More details about one of the world's most ambitious--and controversial--database projects will be released this week when the Defense Advanced Research Projects Agency issues a report to Congress on its Total Information Awareness program. The initiative has been a point of contention for privacy groups and others worried that Darpa or other government agencies will collect personal information on U.S. citizens in a national security effort to thwart terrorists through sophisticated data-analysis and collaboration techniques.
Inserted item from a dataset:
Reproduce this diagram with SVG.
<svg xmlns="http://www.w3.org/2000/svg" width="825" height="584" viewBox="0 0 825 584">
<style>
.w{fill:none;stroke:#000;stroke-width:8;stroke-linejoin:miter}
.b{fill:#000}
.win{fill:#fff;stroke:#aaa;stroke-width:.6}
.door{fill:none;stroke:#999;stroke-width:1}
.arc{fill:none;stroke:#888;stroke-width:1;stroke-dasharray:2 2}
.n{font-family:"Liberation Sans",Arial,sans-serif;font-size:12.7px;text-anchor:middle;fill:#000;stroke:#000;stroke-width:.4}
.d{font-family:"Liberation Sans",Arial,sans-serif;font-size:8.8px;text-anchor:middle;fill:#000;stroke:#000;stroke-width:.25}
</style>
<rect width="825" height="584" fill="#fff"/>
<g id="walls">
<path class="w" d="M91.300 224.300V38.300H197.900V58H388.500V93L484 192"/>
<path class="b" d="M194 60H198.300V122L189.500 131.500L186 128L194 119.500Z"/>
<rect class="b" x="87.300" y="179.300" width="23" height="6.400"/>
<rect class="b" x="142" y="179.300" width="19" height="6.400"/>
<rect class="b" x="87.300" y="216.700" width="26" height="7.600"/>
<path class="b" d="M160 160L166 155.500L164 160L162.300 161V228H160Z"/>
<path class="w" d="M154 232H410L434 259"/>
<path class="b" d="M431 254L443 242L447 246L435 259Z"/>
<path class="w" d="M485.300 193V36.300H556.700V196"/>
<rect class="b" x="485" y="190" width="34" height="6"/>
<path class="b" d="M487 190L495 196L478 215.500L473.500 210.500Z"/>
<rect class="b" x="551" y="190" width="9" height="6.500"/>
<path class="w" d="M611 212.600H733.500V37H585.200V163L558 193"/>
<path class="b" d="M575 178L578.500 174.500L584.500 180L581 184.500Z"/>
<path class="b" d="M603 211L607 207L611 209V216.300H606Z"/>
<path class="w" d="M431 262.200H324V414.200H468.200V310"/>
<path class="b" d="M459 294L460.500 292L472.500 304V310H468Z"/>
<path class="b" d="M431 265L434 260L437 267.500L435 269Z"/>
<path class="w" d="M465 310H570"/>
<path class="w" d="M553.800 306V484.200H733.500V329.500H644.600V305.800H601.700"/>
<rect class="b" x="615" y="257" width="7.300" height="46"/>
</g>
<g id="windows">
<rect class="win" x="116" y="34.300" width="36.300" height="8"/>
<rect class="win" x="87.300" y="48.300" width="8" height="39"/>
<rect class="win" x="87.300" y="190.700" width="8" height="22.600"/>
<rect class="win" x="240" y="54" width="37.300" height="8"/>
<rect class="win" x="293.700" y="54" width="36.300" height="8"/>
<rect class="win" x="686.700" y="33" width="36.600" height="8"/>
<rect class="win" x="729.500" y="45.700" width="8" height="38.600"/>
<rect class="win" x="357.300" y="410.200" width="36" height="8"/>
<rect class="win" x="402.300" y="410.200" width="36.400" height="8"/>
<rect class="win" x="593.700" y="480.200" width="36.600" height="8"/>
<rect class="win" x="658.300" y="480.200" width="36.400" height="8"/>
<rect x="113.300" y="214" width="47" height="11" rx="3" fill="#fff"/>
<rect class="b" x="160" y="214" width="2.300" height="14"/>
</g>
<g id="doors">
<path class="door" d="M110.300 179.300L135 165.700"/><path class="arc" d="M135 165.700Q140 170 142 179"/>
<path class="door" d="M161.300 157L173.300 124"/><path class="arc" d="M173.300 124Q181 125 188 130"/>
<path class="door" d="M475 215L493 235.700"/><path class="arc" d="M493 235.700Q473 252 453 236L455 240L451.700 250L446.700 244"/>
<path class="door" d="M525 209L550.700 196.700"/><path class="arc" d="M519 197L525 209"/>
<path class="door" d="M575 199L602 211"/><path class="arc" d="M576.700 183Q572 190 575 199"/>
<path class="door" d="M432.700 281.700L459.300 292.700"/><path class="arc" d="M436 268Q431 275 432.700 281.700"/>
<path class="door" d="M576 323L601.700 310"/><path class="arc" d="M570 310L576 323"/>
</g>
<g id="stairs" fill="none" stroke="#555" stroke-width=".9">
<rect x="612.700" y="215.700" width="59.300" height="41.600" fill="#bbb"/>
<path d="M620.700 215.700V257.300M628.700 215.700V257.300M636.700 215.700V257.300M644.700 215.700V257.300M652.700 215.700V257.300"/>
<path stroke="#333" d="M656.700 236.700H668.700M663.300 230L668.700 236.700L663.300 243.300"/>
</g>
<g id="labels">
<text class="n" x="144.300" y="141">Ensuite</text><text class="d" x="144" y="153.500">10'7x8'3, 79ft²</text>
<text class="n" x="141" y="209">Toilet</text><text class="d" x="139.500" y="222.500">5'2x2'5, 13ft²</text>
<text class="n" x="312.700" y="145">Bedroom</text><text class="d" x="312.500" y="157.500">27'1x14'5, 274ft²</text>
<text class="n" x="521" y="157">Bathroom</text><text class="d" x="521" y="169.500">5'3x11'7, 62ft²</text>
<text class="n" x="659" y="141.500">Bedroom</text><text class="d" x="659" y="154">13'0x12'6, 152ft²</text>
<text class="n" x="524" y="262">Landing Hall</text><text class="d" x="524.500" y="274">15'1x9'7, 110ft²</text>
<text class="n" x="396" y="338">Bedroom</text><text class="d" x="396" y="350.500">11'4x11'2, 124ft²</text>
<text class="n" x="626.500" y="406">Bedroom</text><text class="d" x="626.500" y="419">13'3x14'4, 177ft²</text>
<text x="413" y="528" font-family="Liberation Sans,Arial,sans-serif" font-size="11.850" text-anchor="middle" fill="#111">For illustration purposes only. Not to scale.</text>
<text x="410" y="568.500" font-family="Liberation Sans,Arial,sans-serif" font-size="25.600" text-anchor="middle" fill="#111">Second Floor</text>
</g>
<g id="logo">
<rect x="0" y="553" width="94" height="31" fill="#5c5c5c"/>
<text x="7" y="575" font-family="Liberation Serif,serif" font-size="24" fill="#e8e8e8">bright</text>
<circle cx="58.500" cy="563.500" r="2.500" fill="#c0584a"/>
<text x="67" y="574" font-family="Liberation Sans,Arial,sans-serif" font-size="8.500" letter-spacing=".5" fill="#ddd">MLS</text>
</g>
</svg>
If Darpa can overcome the privacy concerns, some experts say, its bleeding-edge prototype system just might work. "We're at the cusp of actually being able to do it," says data-warehousing consultant Bill Inmon, citing advances in storage, database, and microprocessor technologies, accompanied by continuing declines in hardware costs, that make such a large-scale undertaking conceivable.
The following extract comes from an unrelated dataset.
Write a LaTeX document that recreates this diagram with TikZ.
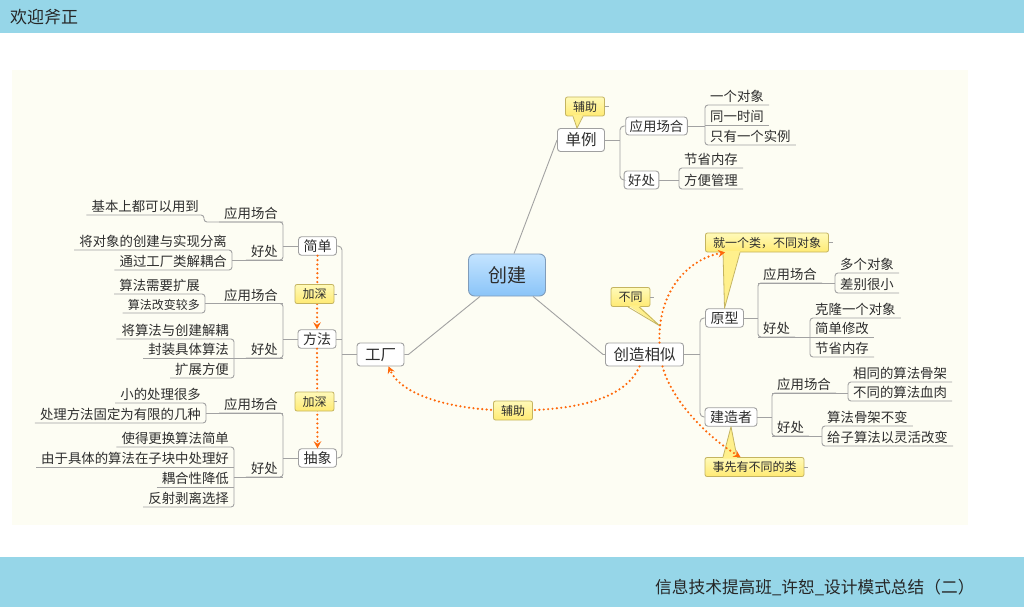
\documentclass[tikz,border=0pt]{standalone}
\usepackage{fontspec}
\setmainfont{Noto Sans CJK SC}
\usetikzlibrary{arrows.meta,calc}
\definecolor{topblue}{RGB}{150,214,232}
\definecolor{cream}{RGB}{253,253,243}
\definecolor{linegray}{RGB}{162,162,162}
\definecolor{boxborder}{RGB}{160,160,160}
\definecolor{textc}{RGB}{45,45,45}
\definecolor{dotorange}{RGB}{255,104,10}
\definecolor{caltop}{RGB}{255,250,185}
\definecolor{calbot}{RGB}{255,234,115}
\definecolor{calborder}{RGB}{196,180,96}
\definecolor{ptfill}{RGB}{255,240,140}
\definecolor{roottop}{RGB}{196,228,255}
\definecolor{rootbot}{RGB}{138,196,248}
\definecolor{rootborder}{RGB}{128,156,186}
\newcommand\fsRoot{\fontsize{19}{22}\selectfont}
\newcommand\fsBig{\fontsize{15.5}{18}\selectfont}
\newcommand\fsMid{\fontsize{14}{16}\selectfont}
\newcommand\fsLeaf{\fontsize{13.4}{16}\selectfont}
\newcommand\fsSmall{\fontsize{12}{14}\selectfont}
\newcommand\fsCall{\fontsize{12}{14}\selectfont}
\newcommand\fsTitle{\fontsize{17}{20}\selectfont}
\newcommand\fsFoot{\fontsize{16.7}{20}\selectfont}
\newcommand\myul[1]{\draw[conn] (#1.south west) -- (#1.south east);}
\newcommand\brR[2]{\draw[conn, rounded corners=3pt] (#1.south east) -- (#1.south west) -- (#2.south west) -- (#2.south east);}
\newcommand\brL[2]{\draw[conn, rounded corners=3pt] (#1.south west) -- (#1.south east) -- (#2.south east) -- (#2.south west);}
\begin{document}
\begin{tikzpicture}[x=1pt,y=-1pt,
  conn/.style={draw=linegray, line width=0.9pt},
  rootbox/.style={draw=rootborder, line width=0.9pt, top color=roottop, bottom color=rootbot, rounded corners=6pt, minimum width=77pt, minimum height=42pt, font=\fsRoot, text=textc, text height=16.2pt, text depth=1.7pt},
  bigbox/.style={draw=boxborder, line width=0.9pt, fill=white, rounded corners=3pt, font=\fsBig, text=textc, inner xsep=8pt, inner ysep=0pt, minimum height=23pt, text height=13.2pt, text depth=1.4pt},
  midbox/.style={draw=boxborder, line width=0.9pt, fill=white, rounded corners=3pt, font=\fsMid, text=textc, inner xsep=5pt, inner ysep=0pt, minimum height=18.5pt, text height=11.9pt, text depth=1.3pt},
  smbox/.style={draw=boxborder, line width=0.9pt, fill=white, rounded corners=3pt, font=\fsLeaf, text=textc, inner xsep=4pt, inner ysep=0pt, minimum height=18pt, text height=11.4pt, text depth=1.2pt},
  leaf/.style={font=\fsLeaf, text=textc, inner xsep=5pt, inner ysep=1.7pt, text height=11.4pt, text depth=1.2pt},
  leafR/.style={leaf, anchor=south west},
  leafL/.style={leaf, anchor=south east},
  callout/.style={draw=calborder, line width=0.8pt, top color=caltop, bottom color=calbot, rounded corners=2pt, font=\fsCall, text=textc, inner xsep=7.5pt, inner ysep=0pt, minimum height=19pt, text height=10.2pt, text depth=1.1pt},
  ptfillst/.style={fill=ptfill},
  ptline/.style={draw=calborder, line width=0.8pt, line join=round},
  dotarrow/.style={draw=dotorange, line width=2.4pt, line cap=round, dash pattern=on 0pt off 4.4pt, -{Stealth[length=7pt,width=7.5pt,inset=2.5pt]}}
]
\useasboundingbox (0,0) rectangle (1024,607);
\fill[white] (0,0) rectangle (1024,607);
\fill[topblue] (0,0) rectangle (1024,33);
\fill[topblue] (0,557) rectangle (1024,607);
\fill[cream] (12,70) rectangle (968,525);
\node[anchor=west, font=\fsTitle, text=black!85, inner sep=0pt] (title) at (10,17) {欢迎斧正};
\node[anchor=west, font=\fsFoot, text=black!85, inner sep=0pt] (foot) at (655,588) {信息技术提高班\_许恕\_设计模式总结（二）};

% ---------- boxes ----------
\node[rootbox] (cj) at (507,275) {创建};
\node[bigbox] (dl) at (581,140) {单例};
\node[smbox] (dlA) at (656.5,126) {应用场合};
\node[smbox] (dlB) at (641.5,180) {好处};
\node[bigbox] (gc) at (380.5,354.5) {工厂};
\node[midbox] (jd) at (317.5,246) {简单};
\node[midbox] (ff) at (317,339) {方法};
\node[midbox] (cx) at (317.5,458) {抽象};
\node[bigbox] (cz) at (644.5,354.5) {创造相似};
\node[midbox] (yx) at (724.5,318) {原型};
\node[midbox] (jz) at (731,417) {建造者};
\coordinate (dlbx) at (620,0);
\coordinate (gcbx) at (342,0);
\coordinate (czbx) at (700,0);

% ---------- leaves right ----------
\node[leafR] (dlA1) at (705,105) {一个对象};
\node[leafR] (dlA2) at (705,125) {同一时间};
\node[leafR] (dlA3) at (705,145) {只有一个实例};
\node[leafR] (dlB1) at (679,168) {节省内存};
\node[leafR] (dlB2) at (679,189) {方便管理};
\node[leafR] (yxA) at (758,283) {应用场合};
\node[leafR] (yxA1) at (835,273) {多个对象};
\node[leafR] (yxA2) at (835,293) {差别很小};
\node[leafR] (yxB) at (758,337) {好处};
\node[leafR] (yxB1) at (810,318) {克隆一个对象};
\node[leafR] (yxB2) at (810,337) {简单修改};
\node[leafR] (yxB3) at (810,357) {节省内存};
\node[leafR] (jzA) at (772,393) {应用场合};
\node[leafR] (jzA1) at (848,382) {相同的算法骨架};
\node[leafR] (jzA2) at (848,401) {不同的算法血肉};
\node[leafR] (jzB) at (772,436) {好处};
\node[leafR] (jzB1) at (822,426) {算法骨架不变};
\node[leafR] (jzB2) at (822,446) {给子算法以灵活改变};

% ---------- leaves left ----------
\node[leafL] (jdA) at (283,222) {应用场合};
\node[leafL] (jdA1) at (204,215) {基本上都可以用到};
\node[leafL] (jdB) at (283,260) {好处};
\node[leafL] (jdB1) at (232,250) {将对象的创建与实现分离};
\node[leafL] (jdB2) at (232,270) {通过工厂类解耦合};
\node[leafL] (ffA) at (283,303.5) {应用场合};
\node[leafL] (ffA1) at (205,294) {算法需要扩展};
\node[leafL, font=\fsSmall] (ffA2) at (205,313) {算法改变较多};
\node[leafL] (ffB) at (283,358) {好处};
\node[leafL] (ffB1) at (234,339) {将算法与创建解耦};
\node[leafL] (ffB2) at (234,358) {封装具体算法};
\node[leafL] (ffB3) at (234,378) {扩展方便};
\node[leafL] (cxA) at (283,413) {应用场合};
\node[leafL] (cxA1) at (206,403) {小的处理很多};
\node[leafL] (cxA2) at (206,423) {处理方法固定为有限的几种};
\node[leafL] (cxB) at (283,477) {好处};
\node[leafL] (cxB1) at (234,447) {使得更换算法简单};
\node[leafL] (cxB2) at (234,467) {由于具体的算法在子块中处理好};
\node[leafL] (cxB3) at (234,487) {耦合性降低};
\node[leafL] (cxB4) at (234,507) {反射剥离选择};

% ---------- connectors from root ----------
\draw[conn] ([xshift=7pt]cj.north) -- (dl.west);
\draw[conn] ([xshift=-27pt]cj.south) -- ([xshift=4pt]gc.east) -- (gc.east);
\draw[conn] ([xshift=26pt]cj.south) -- ([xshift=-2pt]cz.west) -- (cz.west);

% ---------- 单例 ----------
\draw[conn, rounded corners=4pt] (dlA.west) -- (dlA.west -| dlbx) -- (dlB.west -| dlbx) -- (dlB.west);
\draw[conn] (dl.east) -- (dl.east -| dlbx);
\draw[conn] (dlA.east) -- (dlA.east -| dlA1.south west);
\brR{dlA1}{dlA3} \myul{dlA2}
\draw[conn] (dlB.east) -- (dlB.east -| dlB1.south west);
\brR{dlB1}{dlB2}

% ---------- 创造相似 ----------
\draw[conn, rounded corners=4pt] (yx.west) -- (yx.west -| czbx) -- (jz.west -| czbx) -- (jz.west);
\draw[conn] (cz.east) -- (cz.east -| czbx);
\draw[conn] (yx.east) -- (yx.east -| yxA.south west);
\brR{yxA}{yxB}
\draw[conn] (yxA.south west) -- (yxA.south west -| yxA1.south west);
\brR{yxA1}{yxA2}
\draw[conn] (yxB.south west) -- (yxB.south west -| yxB1.south west);
\brR{yxB1}{yxB3} \myul{yxB2}
\draw[conn] (jz.east) -- (jz.east -| jzA.south west);
\brR{jzA}{jzB}
\draw[conn] (jzA.south west) -- (jzA.south west -| jzA1.south west);
\brR{jzA1}{jzA2}
\draw[conn] (jzB.south west) -- (jzB.south west -| jzB1.south west);
\brR{jzB1}{jzB2}

% ---------- 工厂 ----------
\draw[conn, rounded corners=4pt] (jd.east) -- (jd.east -| gcbx) -- (cx.east -| gcbx) -- (cx.east);
\draw[conn] (ff.east) -- (ff.east -| gcbx);
\draw[conn] (gc.west) -- (gc.west -| gcbx);
\draw[conn] (jd.west) -- (jd.west -| jdA.south east);
\brL{jdA}{jdB}
\draw[conn, rounded corners=3pt] (jdA.south east) -- (jdA.south east -| jdA1.south east) -- (jdA1.south east) -- (jdA1.south west);
\draw[conn] (jdB.south east) -- (jdB.south east -| jdB1.south east);
\brL{jdB1}{jdB2}
\draw[conn] (ff.west) -- (ff.west -| ffA.south east);
\brL{ffA}{ffB}
\draw[conn] (ffA.south east) -- (ffA.south east -| ffA1.south east);
\brL{ffA1}{ffA2}
\draw[conn] (ffB.south east) -- (ffB.south east -| ffB1.south east);
\brL{ffB1}{ffB3} \myul{ffB2}
\draw[conn] (cx.west) -- (cx.west -| cxA.south east);
\brL{cxA}{cxB}
\draw[conn] (cxA.south east) -- (cxA.south east -| cxA1.south east);
\brL{cxA1}{cxA2}
\draw[conn] (cxB.south east) -- (cxB.south east -| cxB1.south east);
\brL{cxB1}{cxB4} \myul{cxB2} \myul{cxB3}

% ---------- callouts with pointers ----------
\node[callout] (fz1) at (585,106.5) {辅助};
\fill[ptfillst] ($(fz1.south)+(-12,-1.5)$) -- ([xshift=-4pt]dl.north) -- ($(fz1.south)+(-2,-1.5)$) -- cycle;
\draw[ptline] ($(fz1.south)+(-12,0)$) -- ([xshift=-4pt]dl.north) -- ($(fz1.south)+(-2,0)$);
\draw[conn] (fz1.east) -- ++(4,0);

\node[callout] (jy) at (767,242.5) {就一个类，不同对象};
\fill[ptfillst] ($(jy.south)+(-44,-1.5)$) -- (yx.north) -- ($(jy.south)+(-27,-1.5)$) -- cycle;
\draw[ptline] ($(jy.south)+(-44,0)$) -- (yx.north) -- ($(jy.south)+(-27,0)$);
\draw[conn] (jy.east) -- ++(4,0);

\node[callout] (sx) at (754.5,467) {事先有不同的类};
\fill[ptfillst] ($(sx.north)+(-31.5,1.5)$) -- (jz.south) -- ($(sx.north)+(-17.5,1.5)$) -- cycle;
\draw[ptline] ($(sx.north)+(-31.5,0)$) -- (jz.south) -- ($(sx.north)+(-17.5,0)$);
\draw[conn] (sx.east) -- ++(4,0);

\coordinate (btTip) at (660,326);
\node[callout] (bt) at (630.5,297) {不同};
\fill[ptfillst] ($(bt.south)+(-2.5,-1.5)$) -- (btTip) -- ($(bt.south)+(8.5,-1.5)$) -- cycle;
\draw[ptline] ($(bt.south)+(-2.5,0)$) -- (btTip) -- ($(bt.south)+(8.5,0)$);
\draw[conn] (bt.east) -- ++(4,0);

% ---------- dotted relations ----------
\coordinate (fzc) at (513,410.5);
\coordinate (js1c) at (314.5,294);
\coordinate (js2c) at (314.5,401.5);
\draw[dotarrow] (jd.south) -- (ff.north);
\draw[dotarrow] (ff.south) -- (cx.north);
\draw[dotarrow] ([xshift=15pt]cz.north) .. controls +(-2,-53) and +(-35,6) .. ([xshift=-42pt]jy.south);
\draw[dotarrow] ([xshift=18pt]cz.south) .. controls +(9,34) and +(-33,-20) .. ([xshift=-14pt]sx.north);
\draw[dotarrow] ([xshift=-5pt]cz.south) .. controls +(-15,34) and +(60,0) .. (fzc) .. controls +(-63,0) and +(12,28) .. ([xshift=8pt]gc.south);

\node[callout] (fz2) at (fzc) {辅助};
\node[callout] (jsh1) at (js1c) {加深};
\draw[conn] (jsh1.east) -- ++(3,0);
\node[callout] (jsh2) at (js2c) {加深};
\draw[conn] (jsh2.east) -- ++(3,0);
\end{tikzpicture}
\end{document}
Total Information Awareness represents a data-management challenge as bold as it is controversial. The goal, as Darpa's Information Awareness Office (headed by John Poindexter, former national security adviser in the Reagan administration) envisions it, is to sift through vast quantities of data contained in government and business databases, detect suspicious patterns of activity, identify the shady characters behind those actions, then find them before they can do any harm. The five-year research and development project would test the limits of database integration and scalability and require breakthroughs in language translation, pattern matching, and agency-to-agency collaboration. "It is anticipated this will require revolutionary new technology," Darpa said last year in a document soliciting bids from potential suppliers.
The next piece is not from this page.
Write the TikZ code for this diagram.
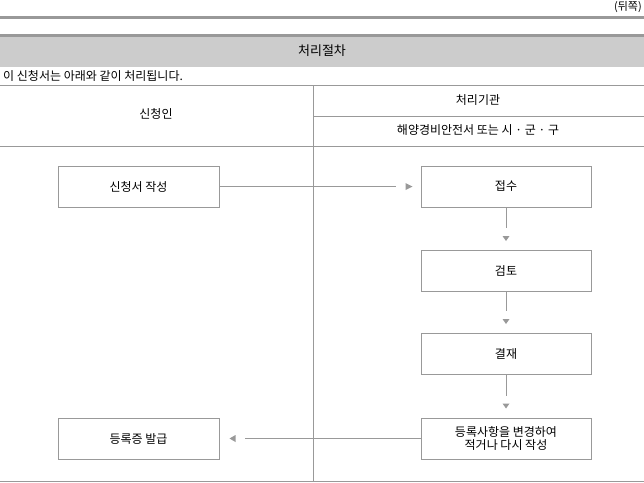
\documentclass[tikz,border=0pt]{standalone}
\usepackage{fontspec}
\setmainfont{Noto Sans CJK KR}
\usetikzlibrary{calc}
\definecolor{rule}{HTML}{999999}
\definecolor{head}{HTML}{CCCCCC}
\tikzset{
  stepbox/.style={draw=rule, line width=1pt, minimum height=41pt, inner sep=0pt, align=center, font=\fontsize{12}{13}\selectfont},
  lbox/.style={stepbox, minimum width=161pt},
  rbox/.style={stepbox, minimum width=170pt},
  conn/.style={draw=rule, line width=1pt},
  tipc/.style={fill=rule},
  txt/.style={font=\fontsize{12}{14}\selectfont, inner sep=0pt},
}
\begin{document}
\begin{tikzpicture}[x=1pt,y=-1pt]
\useasboundingbox (0,0) rectangle (644,482);
% top rules
\fill[rule] (0,15.5) rectangle (644,18.5);
\fill[rule] (0,33.5) rectangle (644,36.5);
\fill[head] (0,36.5) rectangle (644,66.5);
\node[txt, font=\fontsize{11}{12}\selectfont] (back) [anchor=north east] at (642,1) {(뒤쪽)};
\node[txt, font=\fontsize{13}{15}\selectfont] (title) at (322,51) {처리절차};
\node[txt] (note) [anchor=west] at (3,75.5) {이 신청서는 아래와 같이 처리됩니다.};
% table lines
\draw[conn] (0,85) -- (644,85);
\draw[conn] (313,116) -- (644,116);
\draw[conn] (0,146) -- (644,146);
\draw[conn] (0,481) -- (644,481);
\draw[conn] (313,85) -- (313,481);
\node[txt] (applicant) at (156,114) {신청인};
\node[txt] (agency) at (478,100) {처리기관};
\node[txt] (office) at (478,130.5) {해양경비안전서 또는 시 · 군 · 구};
% boxes
\node[lbox] (write) at (138.5,186.5) {신청서 작성};
\node[rbox] (receive) at (506,186.5) {접수};
\node[rbox] (review) at (506,271) {검토};
\node[rbox] (approve) at (506,354) {결재};
\node[rbox] (change) at (506,438.5) {등록사항을 변경하여\\적거나 다시 작성};
\node[lbox] (issue) at (138.5,438.5) {등록증 발급};
% connectors
\draw[conn, shorten >=25pt] (write.east) -- (write.east -| receive.west);
\fill[tipc] ($(write.east -| receive.west)+(-8,0)$) -- +(-7,-3.5) -- +(-7,3.5) -- cycle;
\draw[conn, shorten >=22pt] (receive.south) -- (review.north);
\fill[tipc] ($(review.north)+(0,-9)$) -- +(-3.5,-5) -- +(3.5,-5) -- cycle;
\draw[conn, shorten >=22pt] (review.south) -- (approve.north);
\fill[tipc] ($(approve.north)+(0,-9)$) -- +(-3.5,-5) -- +(3.5,-5) -- cycle;
\draw[conn, shorten >=22pt] (approve.south) -- (change.north);
\fill[tipc] ($(change.north)+(0,-9)$) -- +(-3.5,-5) -- +(3.5,-5) -- cycle;
\draw[conn, shorten >=25pt] (change.west) -- (change.west -| issue.east);
\fill[tipc] ($(change.west -| issue.east)+(10,0)$) -- +(6,-3.5) -- +(6,3.5) -- cycle;
\end{tikzpicture}
\end{document}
How would it work? According to public comments made by Darpa officials and information on the agency's Web site, the goal is to create an architecture capable of building a huge database that gets populated, with the help of automated processes, from existing databases. A database crawler would be used to recognize the data structures of source databases, facilitating the flow of data. Data-mining algorithms would be run against the data collected and models generated in an attempt to predict terrorist behavior. Collaboration tools would link experts together for quick action when a terrorist's "signature" is suspected.

"One goal is to develop ways of treating the worldwide, distributed legacy databases as if they were one centralized database," Poindexter said last year. Total Information Awareness was launched in fiscal 2003 with $10 million in initial funding, but related projects predate the terrorist attacks of Sept. 11, 2001. Darpa will spend an estimated $240 million on the combined projects from 2001 through 2003. Prototypes of the system would be turned over to other Department of Defense agencies for adoption.